Podemos nos apoiar na fé, nos anestesiar ou tentar ignorar. Sinceramente, não faz a menor diferença para a calamidade em curso. Nossos esforços não irão definir a mudança ou seu destino, mas tão somente a forma como chegaremos ao fim: mais lúcidos ou loucos, mais sãos ou doentes, mais humanos ou frios, mais amor ou indiferença, mais dignidade ou fraqueza, mais esperança ou ressentimento.
Não existe momento fácil em tal cataclismo, nenhum deles é. No início não sabemos o tamanho da coisa nem quanto tempo vai durar. O tempo vai passando, o furacão continua, as águas não se acalmam e acabamos aprendendo a simplesmente respirar e seguir. Dói e cansa, mas ainda assim avançamos movidos por alguma força íntima que estranhamente vai se renovando, dia após dia. A misericórdia sobre nós, que se renova a cada momento de escuridão até que as trevas terminem.
Pode durar semanas, meses, anos. Vivi em todas as durações que minhas forças permitiram. Eu, que embora tenha atravessado tempestades de outros como passageiro em navios soçobrados, não tinha ainda estrutura para meus próprios naufrágios. Minha musculatura só se desenvolveu nas minhas próprias tormentas.

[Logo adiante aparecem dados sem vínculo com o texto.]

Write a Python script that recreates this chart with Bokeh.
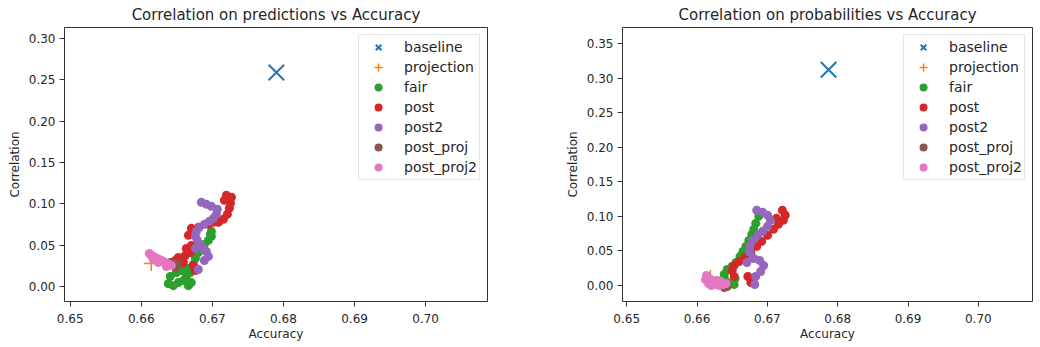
from bokeh.plotting import figure
from bokeh.layouts import row
from bokeh.models import Range1d, FixedTicker, PrintfTickFormatter
from bokeh.embed import file_html
from bokeh.resources import INLINE

# ---------------- data: left panel (predictions) ----------------
pred_baseline_x = [0.6790]
pred_baseline_y = [0.259]
pred_projection_x = [0.6614]
pred_projection_y = [0.028]

pred_fair_x = [0.66380, 0.66451, 0.66521, 0.66592, 0.66662, 0.66704, 0.66408, 0.66493, 0.66563, 0.66662,
               0.66690, 0.66761, 0.66803, 0.66845, 0.66887, 0.66944, 0.66986, 0.66986, 0.66972, 0.66732, 0.66634]
pred_fair_y = [0.0036, 0.0012, 0.0049, 0.0073, 0.0012, 0.0049, 0.0122, 0.0170, 0.0194, 0.0219,
               0.0170, 0.0340, 0.0413, 0.0462, 0.0510, 0.0559, 0.0608, 0.0668, 0.0632, 0.0267, 0.0122]

pred_post_x = [0.66479, 0.66521, 0.66592, 0.66634, 0.66690, 0.66704, 0.66761, 0.66704, 0.66662, 0.66803,
               0.66944, 0.67014, 0.67085, 0.67155, 0.67211, 0.67239, 0.67254, 0.67225, 0.67197, 0.67268,
               0.67169, 0.66732, 0.66620]
pred_post_y = [0.0316, 0.0352, 0.0292, 0.0462, 0.0413, 0.0498, 0.0194, 0.0705, 0.0620, 0.0717,
               0.0753, 0.0778, 0.0778, 0.0814, 0.0875, 0.0948, 0.1009, 0.1069, 0.1106, 0.1081,
               0.1045, 0.0255, 0.0377]

pred_post2_x = [0.66845, 0.66915, 0.66986, 0.67070, 0.67056, 0.67014, 0.66958, 0.66887, 0.66817, 0.66775,
                0.66761, 0.66789, 0.66831, 0.66873, 0.66915, 0.66944, 0.66887, 0.66803, 0.66761]
pred_post2_y = [0.1021, 0.0996, 0.0972, 0.0936, 0.0875, 0.0826, 0.0790, 0.0753, 0.0717, 0.0668,
                0.0608, 0.0559, 0.0510, 0.0462, 0.0425, 0.0365, 0.0316, 0.0207, 0.0462]

pred_post_proj_x = [0.66408, 0.66465, 0.66507, 0.66479]
pred_post_proj_y = [0.0292, 0.0279, 0.0267, 0.0231]

pred_post_proj2_x = [0.66113, 0.66141, 0.66169, 0.66197, 0.66225, 0.66254, 0.66282, 0.66310, 0.66338, 0.66366,
                     0.66394, 0.66423, 0.66239, 0.66169, 0.66352]
pred_post_proj2_y = [0.0401, 0.0377, 0.0365, 0.0352, 0.0340, 0.0328, 0.0316, 0.0304, 0.0292, 0.0279,
                     0.0267, 0.0255, 0.0292, 0.0328, 0.0243]

# ---------------- data: right panel (probabilities) ----------------
prob_baseline_x = [0.6787]
prob_baseline_y = [0.312]
prob_projection_x = [0.6619]
prob_projection_y = [0.012]

prob_fair_x = [0.66877, 0.66835, 0.66807, 0.66779, 0.66737, 0.66695, 0.66653, 0.66611, 0.66555, 0.66499,
               0.66429, 0.66387, 0.66401, 0.66471, 0.66527, 0.66541]
prob_fair_y = [0.1001, 0.0900, 0.0813, 0.0740, 0.0653, 0.0566, 0.0493, 0.0421, 0.0334, 0.0276,
               0.0232, 0.0160, 0.0073, 0.0029, 0.0015, 0.0102]

prob_post_x = [0.67213, 0.67255, 0.67227, 0.67157, 0.67087, 0.67003, 0.66919, 0.66849, 0.66765, 0.66681,
               0.66597, 0.66527, 0.66499, 0.66527, 0.66723, 0.66765, 0.67129]
prob_post_y = [0.1089, 0.1016, 0.0943, 0.0885, 0.0813, 0.0726, 0.0639, 0.0566, 0.0479, 0.0406,
               0.0348, 0.0290, 0.0218, 0.0131, 0.0131, 0.0044, 0.0972]

prob_post2_x = [0.66849, 0.66933, 0.67003, 0.67045, 0.67003, 0.66933, 0.66863, 0.66793, 0.66751, 0.66751,
                0.66807, 0.66891, 0.66947, 0.66905, 0.66835, 0.66821, 0.66709]
prob_post2_y = [0.1089, 0.1059, 0.1016, 0.0943, 0.0856, 0.0784, 0.0726, 0.0653, 0.0566, 0.0479,
                0.0392, 0.0363, 0.0290, 0.0203, 0.0131, 0.0015, 0.0334]

prob_post_proj_x = [0.66429, 0.66387]
prob_post_proj_y = [-0.0015, -0.0029]

prob_post_proj2_x = [0.66134, 0.66176, 0.66218, 0.66261, 0.66317, 0.66373, 0.66415, 0.66204, 0.66162, 0.66289,
                     0.66345, 0.66120]
prob_post_proj2_y = [0.0145, 0.0102, 0.0058, 0.0015, 0.0000, 0.0015, 0.0029, 0.0000, 0.0029, 0.0073,
                     0.0058, 0.0087]

x_ticks = [0.65, 0.66, 0.67, 0.68, 0.69, 0.70]
pred_y_ticks = [0.00, 0.05, 0.10, 0.15, 0.20, 0.25, 0.30]
prob_y_ticks = [0.00, 0.05, 0.10, 0.15, 0.20, 0.25, 0.30, 0.35]

labels = ["baseline", "projection", "fair", "post", "post2", "post_proj", "post_proj2"]
colors = ["#1f77b4", "#ff7f0e", "#2ca02c", "#d62728", "#9467bd", "#8c564b", "#e377c2"]

FONT = "DejaVu Sans"
TXT = "#262626"


def make_panel(title, series, xr, yr, yticks, width, mb_left, mb_right):
    p = figure(width=width, height=343, output_backend="svg", toolbar_location=None,
               x_range=Range1d(*xr), y_range=Range1d(*yr),
               min_border_left=mb_left, min_border_right=mb_right,
               min_border_top=26, min_border_bottom=10)
    p.title.text = title
    p.title.align = "center"
    p.title.text_font = FONT
    p.title.text_font_size = "15px"
    p.title.text_font_style = "normal"
    p.title.text_color = TXT
    p.title.standoff = 7
    p.title.offset = 0

    (bx, by), (px_, py_) = series[0], series[1]
    p.scatter(bx, by, marker="x", size=22, line_width=2, line_color=colors[0],
              legend_label=labels[0])
    p.scatter(px_, py_, marker="cross", size=15, line_width=1.5, line_color=colors[1],
              legend_label=labels[1])
    for i in range(2, 7):
        sx, sy = series[i]
        p.scatter(sx, sy, marker="circle", size=9, fill_color=colors[i], line_color=None,
                  legend_label=labels[i])

    p.xgrid.visible = False
    p.ygrid.visible = False
    p.outline_line_color = "#333333"
    p.outline_line_width = 1

    for ax in (p.xaxis, p.yaxis):
        ax.axis_line_color = None
        ax.major_tick_line_color = "#333333"
        ax.major_tick_out = 5
        ax.major_tick_in = 0
        ax.minor_tick_line_color = None
        ax.major_label_text_font = FONT
        ax.major_label_text_font_size = "12px"
        ax.major_label_text_color = TXT
        ax.axis_label_text_font = FONT
        ax.axis_label_text_font_size = "12px"
        ax.axis_label_text_font_style = "normal"
        ax.axis_label_text_color = TXT
    p.xaxis.major_label_standoff = 7
    p.xaxis.axis_label_standoff = 1
    p.yaxis.major_label_standoff = 4
    p.yaxis.axis_label_standoff = 4
    p.xaxis.ticker = FixedTicker(ticks=x_ticks)
    p.yaxis.ticker = FixedTicker(ticks=yticks)
    p.xaxis.formatter = PrintfTickFormatter(format="%.2f")
    p.yaxis.formatter = PrintfTickFormatter(format="%.2f")
    p.xaxis.axis_label = "Accuracy"
    p.yaxis.axis_label = "Correlation"

    lg = p.legend[0]
    lg.location = "top_right"
    lg.margin = 7
    lg.padding = 2
    lg.spacing = 0
    lg.glyph_width = 34
    lg.glyph_height = 20
    lg.label_height = 17
    lg.label_standoff = 9
    lg.label_text_font = FONT
    lg.label_text_font_size = "14px"
    lg.label_text_color = TXT
    lg.border_line_color = "#cccccc"
    lg.border_line_width = 1
    lg.background_fill_alpha = 0.8
    return p


left = make_panel(
    "Correlation on predictions vs Accuracy",
    [(pred_baseline_x, pred_baseline_y), (pred_projection_x, pred_projection_y),
     (pred_fair_x, pred_fair_y), (pred_post_x, pred_post_y), (pred_post2_x, pred_post2_y),
     (pred_post_proj_x, pred_post_proj_y), (pred_post_proj2_x, pred_post_proj2_y)],
    (0.6492, 0.7087), (-0.018, 0.3134), pred_y_ticks, 562, 64, 75)

right = make_panel(
    "Correlation on probabilities vs Accuracy",
    [(prob_baseline_x, prob_baseline_y), (prob_projection_x, prob_projection_y),
     (prob_fair_x, prob_fair_y), (prob_post_x, prob_post_y), (prob_post2_x, prob_post2_y),
     (prob_post_proj_x, prob_post_proj_y), (prob_post_proj2_x, prob_post_proj2_y)],
    (0.6494, 0.7077), (-0.023, 0.373), prob_y_ticks, 471, 58, 1)

layout = row(left, right)
open("out.html", "w").write(file_html(layout, INLINE))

O furacão permanece, as águas ainda inundam nossa realidade e tudo o que queremos é que passe. Ansiamos pela volta ao normal. Oramos para que os ventos empurrem as nuvens para longe, que o sol brilhe e que a vida volte a ser o que era. Uma simples tempestade permitiria o retorno à vida normal só que a calamidade de um furacão muda tudo definitivamente.
Não existe volta à vida anterior, tudo arruinado naquilo que um dia foi. Não existe mais a vida como era e demora até entendermos que assim será. Dói fundo até por não compreendermos a grandiosidade daquilo que sobre nós se impôs.
A percepção de que nada mais será como antes é a maior dor trazida pelo cataclismo... mas também a sua maior esperança.
Os ventos e as ondas impuseram a mudança em todas as bases que considerávamos sólidas enquanto o máximo que podíamos fazer era respirar. As águas menos revoltas agora nos permitem olhar para aquilo que considerávamos fundações concretas de nossas vidas e ver que nada mais resta ou pouco sobrou, apenas alguns destroços empilhados aqui e ali. Já percebemos que as águas irão baixar, que o sol virá, mas ainda não temos ideia de como será a vida a partir de agora.
Onde está a casa que estava ali? Onde era mesmo a rua? Cadê a farmácia, o supermercado? Era aqui mesmo a cidade em que morávamos? Não sobrou nada, o que faremos agora?
As águas nem secaram e já percebemos que decisões se impõem. Nada mudou por nossa vontade ou plano mas agora somos obrigados a definir nossos próximos passos. Não dá mais para ficarmos ao sabor das ondas pois nem ondas teremos mais, e o futuro depende do que fizermos agora.
Podemos seguir como náufragos, vitimizados e legitimamente fragilizados pelo ocorrido, viver como sobreviventes apegados ao que éramos. Podemos ajeitar o pouco que restou como uma imagem embaçada daquilo que um dia foi. Ninguém poderá nos culpar pelo efeito da calamidade sobre nossas vidas e podemos seguir em frente, um dia por vez, empurrando destroços aqui e ali, até que um dia a vida finalmente acabe.
Ou não.
A mudança imposta pelo flagelo nos jogou em terra arrasada. A verdadeira esperança é a possibilidade de arriscar fazer tudo novo. Nem aqui precisamos permanecer, não nessa terra ou país. Por que não ousar agora? O que nos impede? O que teríamos a perder se tudo já se foi?
Há muito as ondas romperam as cordas e as ancoras agora só tem um imaginário poder herdado sobre nossas vidas. Se vivemos tanto tempo ao sabor das ondas em meio à tempestade, não podemos então navegar por outros oceanos agora que o mar serenou e o sol ilumina o destino?
É esta a fase misteriosa do cataclismo. Até então apenas surpresa, angústia e dor. Agora a surpresa foi trocada por alguma certeza e a angústia afogada pela esperança.
A dor permanece pois buscar outros oceanos exige o desenlace. Não sei se é uma dor diferente, talvez seja a mesma, mas de alguma forma se mostra agora conclusiva e pronta a ser superada um dia, deixando memórias, saudades, algumas mágoas e remorsos.
Chega de temer, chorar, sofrer, sorrir, se dar
E se perder
E se achar
E tudo aquilo que é viver
Eu quero mais é me abrir
E que essa vida entre assim
Como se fosse o sol
Desvirginando a madrugada
Quero sentir a dor dessa manhã...
(Gonzaguinha – Explode Coração)
A mudança imposta se conclui inspirando a esperança do novo.
Nada de certos e errados, nada de vida cor de rosa, mas a certeza de uma existência renovada pelos desafios vencidos, pelas ondas superadas e sobrevividas.
A vida não é nem será cor de rosa, insisto. Mas há de haver arco-íris após as chuvas, flores após a neve, outros erros e acertos em novos passos caminhados por diferentes destinos.
A vida enfim, a ser vivida com a memória do que foi mas sobretudo com a esperança pelo que ainda será.